As he explains how a confusing two-day stalemate essentially transferred an enormous swath of the Confederacy into Union hands in one fell swoop, Groom details in his own way all the touchstones in the battle’s narrative that readers familiar with it will anticipate. There is the story of the utter shock that Confederate troops were “no closer than Corinth,” Albert Sidney Johnston’s infamous bloody boot, the incredible prolonged fight at the Hornet’s Nest, the resolve of General Ulysses S. Grant, the timely arrival of Don Carlos Buell. What makes Groom’s prose so outstanding, though, is his ability to take readers into the “fog of war” while relating those stories from the viewpoint of the individuals who drive his narrative. He takes readers onto the battlefield, into the camps, within headquarters meetings, and into the terror of civilian homes as the vicious battle raged and confusion reigned. You hear the whizzing of bullets and the boom of cannon, and are left to contemplate the random nature of death and destruction that so suddenly engulfed a place named for an unassuming quiet country church. Then, as a denouement, Groom in brief fashion follows those of his main characters that survived the battle into their lives afterward allowing the battle to be better appreciated as the watershed event that it was for so many.

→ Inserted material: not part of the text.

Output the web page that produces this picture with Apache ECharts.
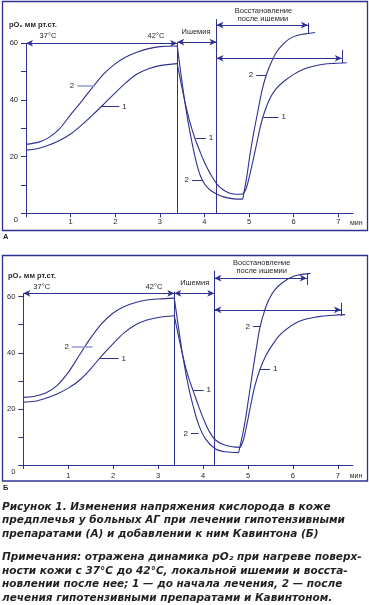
<!DOCTYPE html>
<html><head><meta charset="utf-8">
<script src="https://cdn.jsdelivr.net/npm/echarts/dist/echarts.min.js"></script>
<style>html,body{margin:0;padding:0;background:#fff}#c{width:369px;height:605px}</style>
</head><body><div id="c"></div>
<script>
// ---------- Panel A data ----------
const aCurve1Heat = [[0,22.3],[0.25,22.8],[0.5,24.0],[0.75,25.7],[1.0,28.0],[1.25,31.2],[1.5,34.8],[1.75,38.6],[2.0,42.5],[2.25,46.2],[2.5,49.2],[2.75,51.0],[3.0,52.1],[3.39,52.8]];
const aCurve1Drop = [[3.39,52.8],[3.48,45.5],[3.57,38.8],[3.68,31.8],[3.79,26.3],[3.9,21.8],[4.0,18.0],[4.13,14.0],[4.28,10.3],[4.42,8.3],[4.57,7.1],[4.72,6.7],[4.86,6.8]];
const aCurve1Rec  = [[4.86,6.8],[4.93,8.5],[5.0,12.5],[5.1,19.4],[5.19,26.0],[5.28,32.3],[5.37,36.8],[5.47,40.6],[5.6,43.8],[5.77,46.4],[6.0,49.0],[6.22,50.8],[6.45,51.9],[6.67,52.6],[6.9,52.9],[7.19,53.1]];
const aCurve2Heat = [[0,24.3],[0.3,25.2],[0.5,26.6],[0.75,29.8],[1.0,34.8],[1.25,39.6],[1.5,44.6],[1.75,49.3],[2.0,52.7],[2.25,55.2],[2.5,56.9],[2.75,58.1],[3.0,58.8],[3.39,59.0]];
const aCurve2Drop = [[3.39,59.0],[3.47,49.5],[3.55,40.5],[3.63,32.5],[3.71,25.8],[3.8,19.2],[3.9,13.6],[4.0,10.4],[4.12,8.3],[4.27,6.8],[4.45,5.7],[4.65,5.1],[4.86,5.0]];
const aCurve2Rec  = [[4.86,5.0],[4.95,13.0],[5.02,20.6],[5.1,28.0],[5.21,37.0],[5.3,44.0],[5.4,49.4],[5.5,53.3],[5.62,57.0],[5.77,59.8],[5.92,61.7],[6.07,62.7],[6.22,63.2],[6.48,63.8]];
const aBounds = [3.39, 4.27];          // ischemia start / end (min)
const aBoundTops = [60, 68.5];         // top of the vertical lines
const aYAxisTop = 60;
const aArrowLevels = [60, 60.4, 66.4, 54.7]; // heating, ischemia, recovery-2, recovery-1
const aRecEnds = [6.32, 7.08];
const aRecTicks = [[63.6, 67.1], [53.0, 57.6]];
// leader: [curve t, label-side t, value, text, light]
const aLeaders = [[1.55,1.15,44.9,'2',1],[1.70,2.09,37.6,'1',0],[3.81,4.03,26.5,'1',0],[3.94,3.72,11.8,'2',0],[5.38,5.16,48.8,'2',0],[5.32,5.66,33.9,'1',0]];

// ---------- Panel B data ----------
const bCurve1Heat = [[0,22.4],[0.25,22.7],[0.5,23.8],[0.75,25.3],[1.0,27.4],[1.25,30.2],[1.5,34.3],[1.75,39.0],[2.0,43.3],[2.25,47.2],[2.5,50.0],[2.75,51.7],[3.0,52.6],[3.36,53.2]];
const bCurve1Drop = [[3.36,53.2],[3.46,45.5],[3.56,38.2],[3.67,31.5],[3.79,26.0],[3.9,21.0],[4.0,16.8],[4.12,12.5],[4.27,9.0],[4.45,7.3],[4.65,6.5],[4.83,6.3]];
const bCurve1Rec  = [[4.83,6.3],[4.9,9.0],[4.97,14.0],[5.05,20.5],[5.15,28.0],[5.27,34.2],[5.4,39.0],[5.55,43.0],[5.75,47.0],[6.12,51.1],[6.57,52.9],[6.9,53.4],[7.16,53.6]];
const bCurve2Heat = [[0,24.1],[0.25,24.5],[0.5,25.7],[0.75,28.3],[1.0,33.0],[1.25,39.2],[1.5,45.3],[1.75,50.5],[2.0,54.2],[2.25,56.5],[2.5,57.9],[2.75,58.8],[3.0,59.2],[3.36,59.5]];
const bCurve2Drop = [[3.36,59.5],[3.44,50.5],[3.52,41.8],[3.6,34.2],[3.68,27.6],[3.78,21.0],[3.9,14.5],[4.05,9.4],[4.27,5.8],[4.5,4.7],[4.79,4.4]];
const bCurve2Rec  = [[4.79,4.4],[4.87,10.0],[4.94,16.0],[5.03,25.5],[5.12,35.0],[5.2,43.0],[5.27,49.3],[5.36,54.5],[5.46,58.8],[5.6,62.5],[5.75,64.8],[5.92,66.6],[6.12,67.7],[6.39,68.3]];
const bBounds = [3.36, 4.25];
const bBoundTops = [61.8, 69.3];
const bYAxisTop = 61.2;
const bArrowLevels = [61.2, 61.2, 66.6, 55.3];
const bRecEnds = [6.31, 7.07];
const bRecTicks = [[64.2, 68.4], [53.1, 57.8]];
const bLeaders = [[1.54,1.08,42.1,'2',1],[1.71,2.12,38.0,'1',0],[3.79,4.01,26.7,'1',0],[3.90,3.73,11.3,'2',0],[5.27,5.11,49.3,'2',0],[5.27,5.49,34.2,'1',0]];

// ---------- axes ----------
const xTicks = [0,1,2,3,4,5,6,7];
const xLabels = [1,2,3,4,5,6,7];
const yTicks = [0,10,20,30,40,50,60];
const yLabels = [0,20,40,60];
const xMax = 7.33, yMax = 75;

const NAVY = '#2e3192', LIGHT = '#9d9fd0', TXT = '#231f20';
const FONT = '"Liberation Sans", Arial, sans-serif';

function seg(a, b, s0, s1) {
  const A = {coord: a, symbol: s0 || 'none'}, B = {coord: b, symbol: s1 || 'none'};
  if (s0 === 'arrow') A.symbolSize = [5, 7];
  if (s1 === 'arrow') B.symbolSize = [5, 7];
  return [A, B];
}
function marks(bounds, tops, yTop, lv, ends, ticks, leaders) {
  const d = [];
  d.push(seg([0,0],[0,yTop]));
  d.push(seg([bounds[0],0],[bounds[0],tops[0]]));
  d.push(seg([bounds[1],0],[bounds[1],tops[1]]));
  d.push(seg([0,lv[0]],[bounds[0],lv[0]],'arrow','arrow'));
  d.push(seg([bounds[0],lv[1]],[bounds[1],lv[1]],'arrow','arrow'));
  d.push(seg([bounds[1],lv[2]],[ends[0],lv[2]],'arrow','arrow'));
  d.push(seg([bounds[1],lv[3]],[ends[1],lv[3]],'arrow','arrow'));
  d.push(seg([ends[0],ticks[0][0]],[ends[0],ticks[0][1]]));
  d.push(seg([ends[1],ticks[1][0]],[ends[1],ticks[1][1]]));
  leaders.forEach(l => {
    const s = seg([l[0], l[2]], [l[1], l[2]]);
    s[0].name = l[3];
    s[0].lineStyle = {color: l[4] ? LIGHT : NAVY, width: l[4] ? 1.6 : 1};
    s[0].label = {show: true, position: 'end', formatter: '{b}', distance: 3, fontSize: 8, fontFamily: FONT, color: TXT};
    d.push(s);
  });
  return {silent: true, animation: false, lineStyle: {color: NAVY, width: 1, type: 'solid'},
          label: {show: false}, emphasis: {disabled: true}, data: d};
}
function curve(i, data, mk) {
  const s = {type: 'line', xAxisIndex: i, yAxisIndex: i, data: data, smooth: 0.35,
    symbol: 'none', clip: false, silent: true, animation: false, lineStyle: {color: NAVY, width: 1.1}};
  if (mk) s.markLine = mk;
  return s;
}
function xAx(i, margin) {
  return {type: 'value', gridIndex: i, min: 0, max: xMax, interval: 1,
    name: 'мин', nameLocation: 'end', nameGap: -3,
    nameTextStyle: {fontSize: 7, fontFamily: FONT, color: TXT, verticalAlign: 'top', padding: [margin + 1, 0, 0, 0], align: 'left'},
    axisLine: {show: true, lineStyle: {color: NAVY, width: 1}},
    axisTick: {show: true, length: 4, customValues: xTicks, lineStyle: {color: NAVY}},
    axisLabel: {customValues: xLabels, margin: margin, fontSize: 7.5, fontFamily: FONT, color: TXT},
    splitLine: {show: false}};
}
function yAx(i) {
  return {type: 'value', gridIndex: i, min: 0, max: yMax, interval: 10,
    axisLine: {show: false},
    axisTick: {show: true, length: 5, customValues: yTicks, lineStyle: {color: NAVY}},
    axisLabel: {customValues: yLabels, margin: 8, fontSize: 7.5, fontFamily: FONT, color: TXT,
      formatter: v => v === 0 ? '{z|0}' : String(v), rich: {z: {padding: [13, 0, 0, 0], fontSize: 7.5, fontFamily: FONT, color: TXT}}},
    splitLine: {show: false}};
}

const caption = [
  ['Рисунок 1. Изменения напряжения кислорода в коже', 507],
  ['предплечья у больных АГ при лечении гипотензивными', 520.5],
  ['препаратами (А) и добавлении к ним Кавинтона (Б)', 534],
  ['Примечания: отражена динамика pO₂ при нагреве поверх-', 557],
  ['ности кожи с 37°C до 42°C, локальной ишемии и восста-', 571],
  ['новлении после нее; 1 — до начала лечения, 2 — после', 584.5],
  ['лечения гипотензивными препаратами и Кавинтоном.', 598]
];
const smallTexts = [
  ['pO₂ мм рт.ст.', 9, 25, 'left', 'bold'],
  ['37°C', 48, 35.7, 'center', 'normal'],
  ['42°C', 156, 35.7, 'center', 'normal'],
  ['Ишемия', 196, 31.7, 'center', 'normal'],
  ['Восстановление', 263.5, 11, 'center', 'normal'],
  ['после ишемии', 263, 19.3, 'center', 'normal'],
  ['А', 3, 237, 'left', 'bold'],
  ['pO₂ мм рт.ст.', 8, 276, 'left', 'bold'],
  ['37°C', 41.7, 287.3, 'center', 'normal'],
  ['42°C', 154, 287.3, 'center', 'normal'],
  ['Ишемия', 194.7, 282.7, 'center', 'normal'],
  ['Восстановление', 261.7, 263.3, 'center', 'normal'],
  ['после ишемии', 261.7, 270.7, 'center', 'normal'],
  ['Б', 3, 488, 'left', 'bold']
];

const graphics = [
  {type: 'rect', silent: true, shape: {x: 2.5, y: 1.5, width: 365, height: 229}, style: {fill: 'none', stroke: NAVY, lineWidth: 1.3}},
  {type: 'rect', silent: true, shape: {x: 2.5, y: 255.5, width: 365, height: 225.5}, style: {fill: 'none', stroke: NAVY, lineWidth: 1.3}}
];
smallTexts.forEach(t => graphics.push({type: 'text', silent: true, x: t[1], y: t[2],
  style: {text: t[0], fontSize: 7.5, fontWeight: t[4], fontFamily: FONT, fill: TXT, align: t[3], verticalAlign: 'middle'}}));
caption.forEach(c => graphics.push({type: 'text', silent: true, x: 2, y: c[1],
  style: {text: c[0], fontSize: 10.5, fontWeight: 'bold', fontStyle: 'italic', fontFamily: '"DejaVu Sans", sans-serif', fill: TXT, align: 'left', verticalAlign: 'middle'}}));

const chart = echarts.init(document.getElementById('c'), null, {renderer: 'canvas'});
chart.setOption({
  animation: false,
  backgroundColor: '#fff',
  grid: [
    {left: 26, top: 0.7, width: 327, height: 212.6},
    {left: 23.3, top: 254.6, width: 329.4, height: 210.4}
  ],
  xAxis: [xAx(0, 5), xAx(1, 6.5)],
  yAxis: [yAx(0), yAx(1)],
  series: [
    curve(0, aCurve1Heat, marks(aBounds, aBoundTops, aYAxisTop, aArrowLevels, aRecEnds, aRecTicks, aLeaders)),
    curve(0, aCurve1Drop), curve(0, aCurve1Rec),
    curve(0, aCurve2Heat), curve(0, aCurve2Drop), curve(0, aCurve2Rec),
    curve(1, bCurve1Heat, marks(bBounds, bBoundTops, bYAxisTop, bArrowLevels, bRecEnds, bRecTicks, bLeaders)),
    curve(1, bCurve1Drop), curve(1, bCurve1Rec),
    curve(1, bCurve2Heat), curve(1, bCurve2Drop), curve(1, bCurve2Rec)
  ],
  graphic: graphics
});
</script></body></html>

Shiloh 1862 is an important story well told. As Groom demonstrates, the battle awakened the nation to the true scope of the war to come, served as a proving ground for leaders who would play an important role in its resolution, and brought about one of the most consequential transfers of territory witnessed during its course. But the beauty of Groom’s book is not that it makes these well-established points. It is that it relates the drama in visceral fashion and communicates vividly the incredibly sobering reality which coldly hit Americans everywhere in the aftermath of a multiple-day fight that left some 23,000 men dead or wounded but could still be called a draw. Shiloh 1862 is well worth reading for any serious student of not just the Civil War, but American history.